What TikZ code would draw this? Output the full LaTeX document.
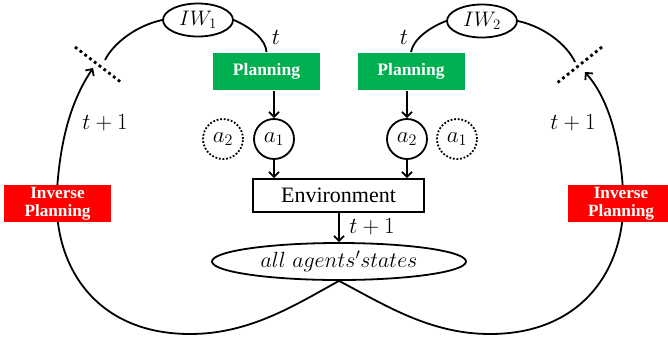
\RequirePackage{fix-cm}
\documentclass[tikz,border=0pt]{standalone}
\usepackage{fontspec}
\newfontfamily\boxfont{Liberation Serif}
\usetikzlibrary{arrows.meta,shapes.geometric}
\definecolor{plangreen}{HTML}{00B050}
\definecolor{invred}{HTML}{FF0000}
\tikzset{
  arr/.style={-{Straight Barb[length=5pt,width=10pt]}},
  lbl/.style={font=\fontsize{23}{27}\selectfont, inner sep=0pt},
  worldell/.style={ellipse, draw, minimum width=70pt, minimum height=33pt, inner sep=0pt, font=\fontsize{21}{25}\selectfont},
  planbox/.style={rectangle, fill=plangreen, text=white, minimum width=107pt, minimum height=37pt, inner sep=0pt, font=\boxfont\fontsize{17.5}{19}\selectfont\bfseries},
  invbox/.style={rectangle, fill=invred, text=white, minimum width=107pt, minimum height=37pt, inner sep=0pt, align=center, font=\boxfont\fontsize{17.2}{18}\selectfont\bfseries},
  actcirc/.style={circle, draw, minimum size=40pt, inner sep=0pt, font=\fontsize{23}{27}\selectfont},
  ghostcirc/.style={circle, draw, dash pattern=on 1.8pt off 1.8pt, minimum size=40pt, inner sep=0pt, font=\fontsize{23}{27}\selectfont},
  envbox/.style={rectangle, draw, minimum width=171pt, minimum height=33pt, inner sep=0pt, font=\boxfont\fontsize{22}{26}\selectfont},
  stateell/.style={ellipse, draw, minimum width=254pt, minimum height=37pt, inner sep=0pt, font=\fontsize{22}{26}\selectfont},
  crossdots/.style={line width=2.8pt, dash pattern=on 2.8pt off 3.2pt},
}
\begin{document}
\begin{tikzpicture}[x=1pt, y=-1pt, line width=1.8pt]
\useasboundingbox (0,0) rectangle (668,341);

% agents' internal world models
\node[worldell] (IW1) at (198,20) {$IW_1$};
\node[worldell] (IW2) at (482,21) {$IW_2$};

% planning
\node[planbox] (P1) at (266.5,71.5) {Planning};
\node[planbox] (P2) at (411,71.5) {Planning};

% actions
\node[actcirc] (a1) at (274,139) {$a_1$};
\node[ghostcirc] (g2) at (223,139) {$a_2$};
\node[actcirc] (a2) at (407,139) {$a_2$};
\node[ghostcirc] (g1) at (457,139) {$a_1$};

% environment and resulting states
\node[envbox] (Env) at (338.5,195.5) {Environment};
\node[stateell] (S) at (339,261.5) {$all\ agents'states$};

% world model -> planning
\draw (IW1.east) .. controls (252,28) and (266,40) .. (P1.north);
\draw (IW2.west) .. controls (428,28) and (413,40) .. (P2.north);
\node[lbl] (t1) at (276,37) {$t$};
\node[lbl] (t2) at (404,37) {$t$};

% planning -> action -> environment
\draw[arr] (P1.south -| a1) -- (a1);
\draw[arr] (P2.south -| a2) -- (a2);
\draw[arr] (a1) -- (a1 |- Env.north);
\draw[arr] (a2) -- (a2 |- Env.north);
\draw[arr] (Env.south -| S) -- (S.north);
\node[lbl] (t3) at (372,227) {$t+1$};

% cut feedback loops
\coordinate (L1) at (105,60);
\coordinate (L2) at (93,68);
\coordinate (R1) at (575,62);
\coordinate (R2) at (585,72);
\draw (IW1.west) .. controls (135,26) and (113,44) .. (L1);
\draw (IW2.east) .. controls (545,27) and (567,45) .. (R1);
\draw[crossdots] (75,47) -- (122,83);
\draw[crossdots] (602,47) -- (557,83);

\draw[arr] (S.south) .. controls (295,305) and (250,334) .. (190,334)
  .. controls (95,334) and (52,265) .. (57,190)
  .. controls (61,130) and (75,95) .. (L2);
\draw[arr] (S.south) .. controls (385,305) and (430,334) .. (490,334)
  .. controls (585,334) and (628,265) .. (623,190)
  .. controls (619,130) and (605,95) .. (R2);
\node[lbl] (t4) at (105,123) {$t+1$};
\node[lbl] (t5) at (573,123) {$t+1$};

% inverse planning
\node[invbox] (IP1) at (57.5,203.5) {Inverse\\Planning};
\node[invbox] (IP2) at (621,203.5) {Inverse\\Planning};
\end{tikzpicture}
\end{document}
++++++++++
_Directions for this task_: Copy out all of the material exactly as written, without its pictures.

_Solution_:
What TikZ code would draw this? Output the full LaTeX document.
\RequirePackage{fix-cm}
\documentclass[tikz,border=0pt]{standalone}
\usepackage{fontspec}
\newfontfamily\boxfont{Liberation Serif}
\usetikzlibrary{arrows.meta,shapes.geometric}
\definecolor{plangreen}{HTML}{00B050}
\definecolor{invred}{HTML}{FF0000}
\tikzset{
  arr/.style={-{Straight Barb[length=5pt,width=10pt]}},
  lbl/.style={font=\fontsize{23}{27}\selectfont, inner sep=0pt},
  worldell/.style={ellipse, draw, minimum width=70pt, minimum height=33pt, inner sep=0pt, font=\fontsize{21}{25}\selectfont},
  planbox/.style={rectangle, fill=plangreen, text=white, minimum width=107pt, minimum height=37pt, inner sep=0pt, font=\boxfont\fontsize{17.5}{19}\selectfont\bfseries},
  invbox/.style={rectangle, fill=invred, text=white, minimum width=107pt, minimum height=37pt, inner sep=0pt, align=center, font=\boxfont\fontsize{17.2}{18}\selectfont\bfseries},
  actcirc/.style={circle, draw, minimum size=40pt, inner sep=0pt, font=\fontsize{23}{27}\selectfont},
  ghostcirc/.style={circle, draw, dash pattern=on 1.8pt off 1.8pt, minimum size=40pt, inner sep=0pt, font=\fontsize{23}{27}\selectfont},
  envbox/.style={rectangle, draw, minimum width=171pt, minimum height=33pt, inner sep=0pt, font=\boxfont\fontsize{22}{26}\selectfont},
  stateell/.style={ellipse, draw, minimum width=254pt, minimum height=37pt, inner sep=0pt, font=\fontsize{22}{26}\selectfont},
  crossdots/.style={line width=2.8pt, dash pattern=on 2.8pt off 3.2pt},
}
\begin{document}
\begin{tikzpicture}[x=1pt, y=-1pt, line width=1.8pt]
\useasboundingbox (0,0) rectangle (668,341);

% agents' internal world models
\node[worldell] (IW1) at (198,20) {$IW_1$};
\node[worldell] (IW2) at (482,21) {$IW_2$};

% planning
\node[planbox] (P1) at (266.5,71.5) {Planning};
\node[planbox] (P2) at (411,71.5) {Planning};

% actions
\node[actcirc] (a1) at (274,139) {$a_1$};
\node[ghostcirc] (g2) at (223,139) {$a_2$};
\node[actcirc] (a2) at (407,139) {$a_2$};
\node[ghostcirc] (g1) at (457,139) {$a_1$};

% environment and resulting states
\node[envbox] (Env) at (338.5,195.5) {Environment};
\node[stateell] (S) at (339,261.5) {$all\ agents'states$};

% world model -> planning
\draw (IW1.east) .. controls (252,28) and (266,40) .. (P1.north);
\draw (IW2.west) .. controls (428,28) and (413,40) .. (P2.north);
\node[lbl] (t1) at (276,37) {$t$};
\node[lbl] (t2) at (404,37) {$t$};

% planning -> action -> environment
\draw[arr] (P1.south -| a1) -- (a1);
\draw[arr] (P2.south -| a2) -- (a2);
\draw[arr] (a1) -- (a1 |- Env.north);
\draw[arr] (a2) -- (a2 |- Env.north);
\draw[arr] (Env.south -| S) -- (S.north);
\node[lbl] (t3) at (372,227) {$t+1$};

% cut feedback loops
\coordinate (L1) at (105,60);
\coordinate (L2) at (93,68);
\coordinate (R1) at (575,62);
\coordinate (R2) at (585,72);
\draw (IW1.west) .. controls (135,26) and (113,44) .. (L1);
\draw (IW2.east) .. controls (545,27) and (567,45) .. (R1);
\draw[crossdots] (75,47) -- (122,83);
\draw[crossdots] (602,47) -- (557,83);

\draw[arr] (S.south) .. controls (295,305) and (250,334) .. (190,334)
  .. controls (95,334) and (52,265) .. (57,190)
  .. controls (61,130) and (75,95) .. (L2);
\draw[arr] (S.south) .. controls (385,305) and (430,334) .. (490,334)
  .. controls (585,334) and (628,265) .. (623,190)
  .. controls (619,130) and (605,95) .. (R2);
\node[lbl] (t4) at (105,123) {$t+1$};
\node[lbl] (t5) at (573,123) {$t+1$};

% inverse planning
\node[invbox] (IP1) at (57.5,203.5) {Inverse\\Planning};
\node[invbox] (IP2) at (621,203.5) {Inverse\\Planning};
\end{tikzpicture}
\end{document}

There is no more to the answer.